◆ **What you should do**
Gather all lines in the data that hold the string "this".

◆ **Items**

------

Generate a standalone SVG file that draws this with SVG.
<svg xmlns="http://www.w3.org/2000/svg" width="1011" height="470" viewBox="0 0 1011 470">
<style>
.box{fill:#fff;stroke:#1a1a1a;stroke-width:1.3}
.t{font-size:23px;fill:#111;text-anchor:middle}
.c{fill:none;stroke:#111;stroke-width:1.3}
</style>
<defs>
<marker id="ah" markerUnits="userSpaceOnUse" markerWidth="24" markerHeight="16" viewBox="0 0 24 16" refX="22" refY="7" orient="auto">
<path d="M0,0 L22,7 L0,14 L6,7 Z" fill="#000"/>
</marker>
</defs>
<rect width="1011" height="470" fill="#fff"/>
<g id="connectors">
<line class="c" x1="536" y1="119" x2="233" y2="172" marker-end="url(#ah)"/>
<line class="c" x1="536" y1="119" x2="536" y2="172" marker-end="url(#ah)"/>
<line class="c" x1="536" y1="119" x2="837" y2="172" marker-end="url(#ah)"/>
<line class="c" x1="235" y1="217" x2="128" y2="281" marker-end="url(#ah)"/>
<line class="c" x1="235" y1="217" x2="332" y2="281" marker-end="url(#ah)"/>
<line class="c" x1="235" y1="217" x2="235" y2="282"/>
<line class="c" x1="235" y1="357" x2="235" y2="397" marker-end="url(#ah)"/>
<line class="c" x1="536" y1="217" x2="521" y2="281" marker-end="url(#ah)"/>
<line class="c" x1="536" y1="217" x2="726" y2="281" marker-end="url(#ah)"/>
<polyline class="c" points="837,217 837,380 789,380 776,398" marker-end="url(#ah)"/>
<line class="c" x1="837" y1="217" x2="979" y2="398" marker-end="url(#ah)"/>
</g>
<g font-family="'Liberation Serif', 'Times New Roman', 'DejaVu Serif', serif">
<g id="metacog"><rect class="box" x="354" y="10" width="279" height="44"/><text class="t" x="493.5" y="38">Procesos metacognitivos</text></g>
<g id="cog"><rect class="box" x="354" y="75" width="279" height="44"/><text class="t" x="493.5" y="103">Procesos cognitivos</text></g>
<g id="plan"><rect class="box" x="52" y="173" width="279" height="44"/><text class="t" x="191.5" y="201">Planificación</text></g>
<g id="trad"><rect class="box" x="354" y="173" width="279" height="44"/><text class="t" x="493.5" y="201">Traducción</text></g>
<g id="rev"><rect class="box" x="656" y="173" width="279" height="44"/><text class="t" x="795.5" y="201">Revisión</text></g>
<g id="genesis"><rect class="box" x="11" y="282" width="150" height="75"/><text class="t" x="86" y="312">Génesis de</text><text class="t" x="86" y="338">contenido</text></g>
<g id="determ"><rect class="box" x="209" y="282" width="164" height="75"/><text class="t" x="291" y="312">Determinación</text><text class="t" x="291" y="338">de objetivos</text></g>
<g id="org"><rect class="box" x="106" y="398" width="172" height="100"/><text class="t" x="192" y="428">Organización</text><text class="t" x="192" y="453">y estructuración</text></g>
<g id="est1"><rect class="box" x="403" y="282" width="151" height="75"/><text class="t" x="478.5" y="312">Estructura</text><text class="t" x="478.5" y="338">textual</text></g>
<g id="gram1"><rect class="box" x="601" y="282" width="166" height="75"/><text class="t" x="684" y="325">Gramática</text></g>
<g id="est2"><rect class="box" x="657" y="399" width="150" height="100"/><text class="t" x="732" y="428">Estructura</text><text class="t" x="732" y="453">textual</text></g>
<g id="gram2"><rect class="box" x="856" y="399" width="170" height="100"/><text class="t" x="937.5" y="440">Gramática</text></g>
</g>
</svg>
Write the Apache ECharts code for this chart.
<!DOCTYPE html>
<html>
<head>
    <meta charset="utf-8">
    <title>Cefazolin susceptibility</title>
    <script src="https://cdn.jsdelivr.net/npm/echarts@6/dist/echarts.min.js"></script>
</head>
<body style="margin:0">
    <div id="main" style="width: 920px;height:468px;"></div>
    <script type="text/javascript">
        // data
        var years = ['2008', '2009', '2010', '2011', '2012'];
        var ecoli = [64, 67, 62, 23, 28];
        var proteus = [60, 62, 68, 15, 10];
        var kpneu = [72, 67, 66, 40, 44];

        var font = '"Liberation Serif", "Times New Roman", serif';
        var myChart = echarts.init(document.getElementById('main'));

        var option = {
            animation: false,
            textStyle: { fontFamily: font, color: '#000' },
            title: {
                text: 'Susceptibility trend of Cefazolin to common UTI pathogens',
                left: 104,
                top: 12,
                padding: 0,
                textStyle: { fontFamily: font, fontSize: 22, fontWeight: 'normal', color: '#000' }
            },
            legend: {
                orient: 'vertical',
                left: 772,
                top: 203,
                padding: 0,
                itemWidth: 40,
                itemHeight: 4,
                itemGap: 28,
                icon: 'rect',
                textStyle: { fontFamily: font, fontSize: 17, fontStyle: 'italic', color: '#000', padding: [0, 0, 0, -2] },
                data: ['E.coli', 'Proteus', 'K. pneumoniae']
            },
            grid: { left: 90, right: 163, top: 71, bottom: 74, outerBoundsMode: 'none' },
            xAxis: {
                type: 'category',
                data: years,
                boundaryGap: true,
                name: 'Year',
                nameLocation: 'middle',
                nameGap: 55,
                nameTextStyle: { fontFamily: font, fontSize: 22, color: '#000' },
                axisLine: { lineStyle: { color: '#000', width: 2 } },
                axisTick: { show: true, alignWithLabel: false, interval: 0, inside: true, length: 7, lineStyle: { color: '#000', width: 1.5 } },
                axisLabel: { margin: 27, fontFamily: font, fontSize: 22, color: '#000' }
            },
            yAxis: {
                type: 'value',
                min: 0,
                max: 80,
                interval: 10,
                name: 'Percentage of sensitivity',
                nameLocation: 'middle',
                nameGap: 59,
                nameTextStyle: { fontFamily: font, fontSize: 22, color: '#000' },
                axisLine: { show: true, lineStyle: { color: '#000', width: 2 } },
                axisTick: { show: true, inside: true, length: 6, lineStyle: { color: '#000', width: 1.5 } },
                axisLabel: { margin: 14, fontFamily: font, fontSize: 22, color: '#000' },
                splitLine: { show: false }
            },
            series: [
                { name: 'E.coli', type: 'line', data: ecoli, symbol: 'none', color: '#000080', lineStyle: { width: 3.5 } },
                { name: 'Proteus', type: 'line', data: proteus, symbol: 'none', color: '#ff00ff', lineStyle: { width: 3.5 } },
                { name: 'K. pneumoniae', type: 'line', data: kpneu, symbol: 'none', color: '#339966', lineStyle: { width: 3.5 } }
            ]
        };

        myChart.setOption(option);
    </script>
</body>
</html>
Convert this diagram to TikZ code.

------

◆ **Task solution**
Generate a standalone SVG file that draws this with SVG.
Write the Apache ECharts code for this chart.
Convert this diagram to TikZ code.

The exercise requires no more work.